__What you will do__. Count up the lines in the following listing that hold the word "seaborn", then give only that count.

Records with drawing code

______________________________

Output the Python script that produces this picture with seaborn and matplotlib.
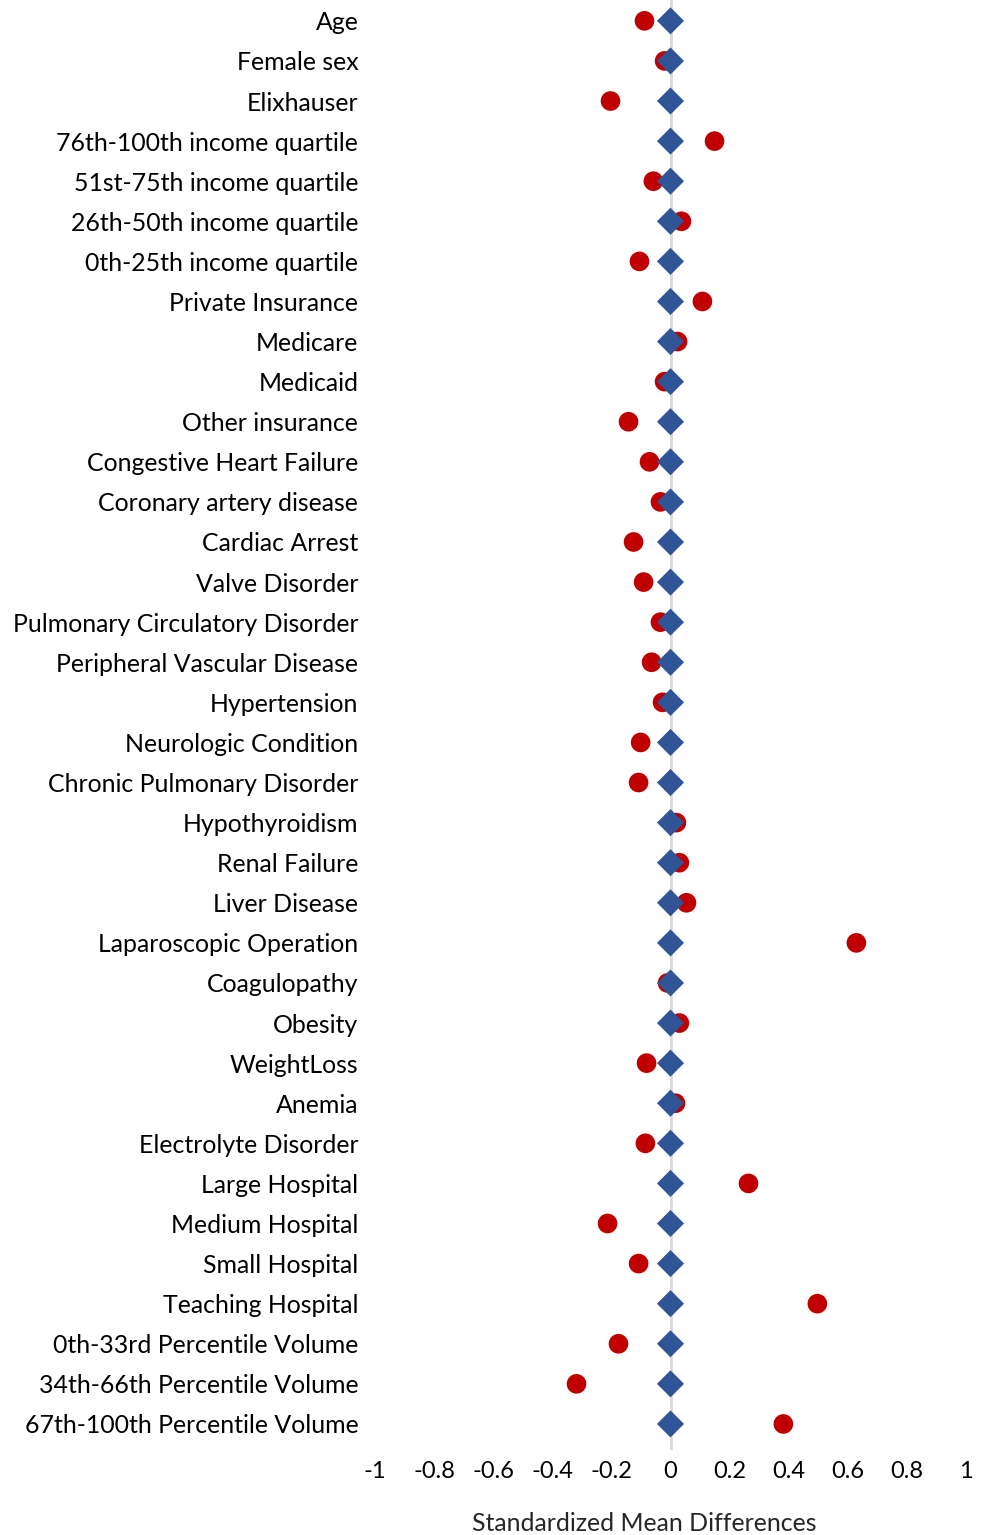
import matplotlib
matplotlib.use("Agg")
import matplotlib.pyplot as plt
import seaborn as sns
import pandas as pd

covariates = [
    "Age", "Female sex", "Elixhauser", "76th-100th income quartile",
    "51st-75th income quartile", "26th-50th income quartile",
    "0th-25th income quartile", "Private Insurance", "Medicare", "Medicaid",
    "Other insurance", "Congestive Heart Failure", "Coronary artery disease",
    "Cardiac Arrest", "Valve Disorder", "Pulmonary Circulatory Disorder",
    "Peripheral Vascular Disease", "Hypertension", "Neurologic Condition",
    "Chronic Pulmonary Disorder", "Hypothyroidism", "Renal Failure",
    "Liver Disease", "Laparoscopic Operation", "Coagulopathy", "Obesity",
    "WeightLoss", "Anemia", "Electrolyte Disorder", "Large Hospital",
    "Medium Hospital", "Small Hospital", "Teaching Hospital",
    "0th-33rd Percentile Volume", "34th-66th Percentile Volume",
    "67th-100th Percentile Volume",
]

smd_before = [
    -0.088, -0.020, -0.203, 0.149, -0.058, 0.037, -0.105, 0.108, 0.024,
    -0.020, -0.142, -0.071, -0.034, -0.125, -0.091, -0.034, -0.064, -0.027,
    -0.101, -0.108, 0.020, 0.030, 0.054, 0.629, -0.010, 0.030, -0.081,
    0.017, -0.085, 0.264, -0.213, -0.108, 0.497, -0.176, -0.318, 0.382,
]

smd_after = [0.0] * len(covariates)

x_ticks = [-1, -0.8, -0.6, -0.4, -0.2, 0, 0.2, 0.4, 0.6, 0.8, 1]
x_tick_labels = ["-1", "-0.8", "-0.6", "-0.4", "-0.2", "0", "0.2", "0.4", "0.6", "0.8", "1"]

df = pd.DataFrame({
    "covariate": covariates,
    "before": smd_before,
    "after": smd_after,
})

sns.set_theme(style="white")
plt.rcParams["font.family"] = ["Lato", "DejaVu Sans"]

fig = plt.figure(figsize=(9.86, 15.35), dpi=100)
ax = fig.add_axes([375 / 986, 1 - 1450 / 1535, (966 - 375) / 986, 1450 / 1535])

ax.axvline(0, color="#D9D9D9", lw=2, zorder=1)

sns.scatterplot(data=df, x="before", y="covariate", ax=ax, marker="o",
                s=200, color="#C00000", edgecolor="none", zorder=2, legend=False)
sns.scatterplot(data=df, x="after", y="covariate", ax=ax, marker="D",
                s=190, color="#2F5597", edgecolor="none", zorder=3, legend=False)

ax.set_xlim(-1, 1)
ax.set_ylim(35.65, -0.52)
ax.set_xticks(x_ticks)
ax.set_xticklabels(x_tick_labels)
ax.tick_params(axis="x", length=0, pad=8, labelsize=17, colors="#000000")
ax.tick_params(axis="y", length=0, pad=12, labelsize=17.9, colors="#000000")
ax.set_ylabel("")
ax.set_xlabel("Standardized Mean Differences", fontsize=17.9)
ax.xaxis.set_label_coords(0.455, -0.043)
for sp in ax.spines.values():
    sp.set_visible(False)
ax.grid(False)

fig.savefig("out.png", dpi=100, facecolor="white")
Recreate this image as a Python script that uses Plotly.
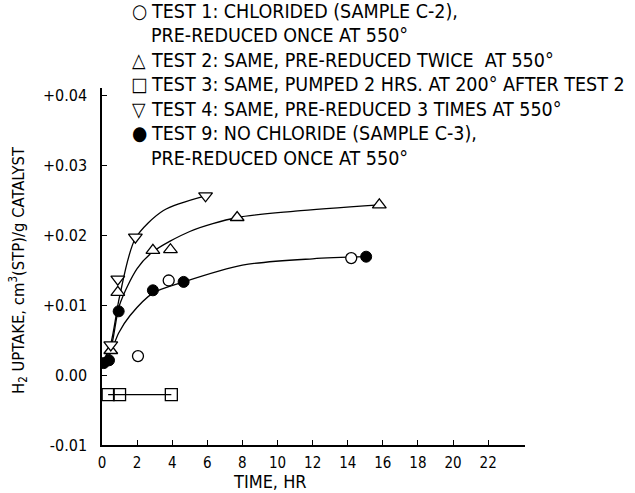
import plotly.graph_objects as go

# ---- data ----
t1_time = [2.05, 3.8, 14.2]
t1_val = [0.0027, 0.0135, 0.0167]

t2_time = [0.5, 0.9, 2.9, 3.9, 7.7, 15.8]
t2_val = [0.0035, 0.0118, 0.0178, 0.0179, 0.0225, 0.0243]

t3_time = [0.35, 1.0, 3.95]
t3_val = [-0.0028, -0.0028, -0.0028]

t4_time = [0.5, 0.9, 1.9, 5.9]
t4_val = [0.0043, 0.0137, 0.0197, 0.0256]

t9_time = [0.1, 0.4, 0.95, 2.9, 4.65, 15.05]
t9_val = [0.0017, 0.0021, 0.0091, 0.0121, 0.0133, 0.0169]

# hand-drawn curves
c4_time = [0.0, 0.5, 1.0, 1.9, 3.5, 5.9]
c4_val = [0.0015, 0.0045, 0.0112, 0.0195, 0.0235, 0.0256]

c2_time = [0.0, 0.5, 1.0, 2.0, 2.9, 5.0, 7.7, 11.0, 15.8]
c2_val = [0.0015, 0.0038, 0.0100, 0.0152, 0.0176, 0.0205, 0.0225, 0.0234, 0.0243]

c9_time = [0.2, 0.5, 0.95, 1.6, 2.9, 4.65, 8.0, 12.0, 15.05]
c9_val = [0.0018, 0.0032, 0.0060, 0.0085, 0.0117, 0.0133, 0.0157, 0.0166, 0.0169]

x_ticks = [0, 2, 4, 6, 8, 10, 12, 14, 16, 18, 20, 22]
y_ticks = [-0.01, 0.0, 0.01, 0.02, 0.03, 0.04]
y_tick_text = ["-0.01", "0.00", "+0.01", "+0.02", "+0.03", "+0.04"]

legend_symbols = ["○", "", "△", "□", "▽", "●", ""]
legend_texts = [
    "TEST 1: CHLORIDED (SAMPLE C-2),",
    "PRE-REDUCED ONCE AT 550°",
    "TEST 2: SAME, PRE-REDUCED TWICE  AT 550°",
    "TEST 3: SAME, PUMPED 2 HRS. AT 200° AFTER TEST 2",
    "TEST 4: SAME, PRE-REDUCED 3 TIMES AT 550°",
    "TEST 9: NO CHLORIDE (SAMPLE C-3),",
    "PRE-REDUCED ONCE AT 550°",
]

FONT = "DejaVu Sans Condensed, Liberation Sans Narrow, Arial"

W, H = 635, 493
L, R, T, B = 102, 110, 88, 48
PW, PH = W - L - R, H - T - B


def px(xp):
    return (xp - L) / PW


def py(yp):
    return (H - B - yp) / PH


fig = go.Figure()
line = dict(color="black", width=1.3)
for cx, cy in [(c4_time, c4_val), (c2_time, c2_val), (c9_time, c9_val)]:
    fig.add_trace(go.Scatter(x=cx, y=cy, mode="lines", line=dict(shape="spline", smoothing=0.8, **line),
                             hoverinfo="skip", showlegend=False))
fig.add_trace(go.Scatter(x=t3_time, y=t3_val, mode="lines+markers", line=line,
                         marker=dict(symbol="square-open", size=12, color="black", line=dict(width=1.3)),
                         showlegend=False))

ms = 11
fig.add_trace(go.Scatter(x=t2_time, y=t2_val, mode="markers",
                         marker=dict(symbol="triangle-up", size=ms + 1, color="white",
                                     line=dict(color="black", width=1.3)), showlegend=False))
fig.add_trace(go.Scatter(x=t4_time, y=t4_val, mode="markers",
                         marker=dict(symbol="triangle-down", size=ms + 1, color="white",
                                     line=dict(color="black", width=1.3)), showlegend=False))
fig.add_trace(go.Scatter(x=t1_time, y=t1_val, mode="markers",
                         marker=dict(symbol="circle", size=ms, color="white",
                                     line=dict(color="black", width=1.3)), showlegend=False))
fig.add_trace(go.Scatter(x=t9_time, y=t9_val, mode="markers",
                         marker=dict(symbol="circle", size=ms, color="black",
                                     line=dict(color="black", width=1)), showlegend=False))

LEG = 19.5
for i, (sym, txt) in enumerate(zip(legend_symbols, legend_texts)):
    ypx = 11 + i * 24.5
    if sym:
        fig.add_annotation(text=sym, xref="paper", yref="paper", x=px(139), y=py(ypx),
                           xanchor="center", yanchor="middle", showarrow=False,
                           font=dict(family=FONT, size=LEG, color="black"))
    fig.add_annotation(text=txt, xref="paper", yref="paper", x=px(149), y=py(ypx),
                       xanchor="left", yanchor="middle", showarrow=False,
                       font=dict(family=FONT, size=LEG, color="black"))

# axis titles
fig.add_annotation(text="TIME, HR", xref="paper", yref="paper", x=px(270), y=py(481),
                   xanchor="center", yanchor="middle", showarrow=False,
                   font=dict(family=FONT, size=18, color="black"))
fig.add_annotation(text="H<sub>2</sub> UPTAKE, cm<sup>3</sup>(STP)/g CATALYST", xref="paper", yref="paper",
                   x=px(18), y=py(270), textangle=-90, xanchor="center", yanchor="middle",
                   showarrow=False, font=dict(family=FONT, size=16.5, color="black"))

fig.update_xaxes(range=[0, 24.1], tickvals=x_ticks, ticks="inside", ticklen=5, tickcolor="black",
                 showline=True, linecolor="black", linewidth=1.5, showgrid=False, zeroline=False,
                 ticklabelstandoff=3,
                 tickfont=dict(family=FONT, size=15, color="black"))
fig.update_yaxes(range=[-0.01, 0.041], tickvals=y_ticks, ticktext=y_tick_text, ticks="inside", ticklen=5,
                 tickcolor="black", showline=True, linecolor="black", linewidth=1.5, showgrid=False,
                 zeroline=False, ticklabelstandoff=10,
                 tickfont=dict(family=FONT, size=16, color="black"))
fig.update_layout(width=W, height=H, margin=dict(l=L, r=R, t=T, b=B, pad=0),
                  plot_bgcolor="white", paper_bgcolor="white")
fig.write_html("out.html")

______________________________

__Solution for this exercise__. 2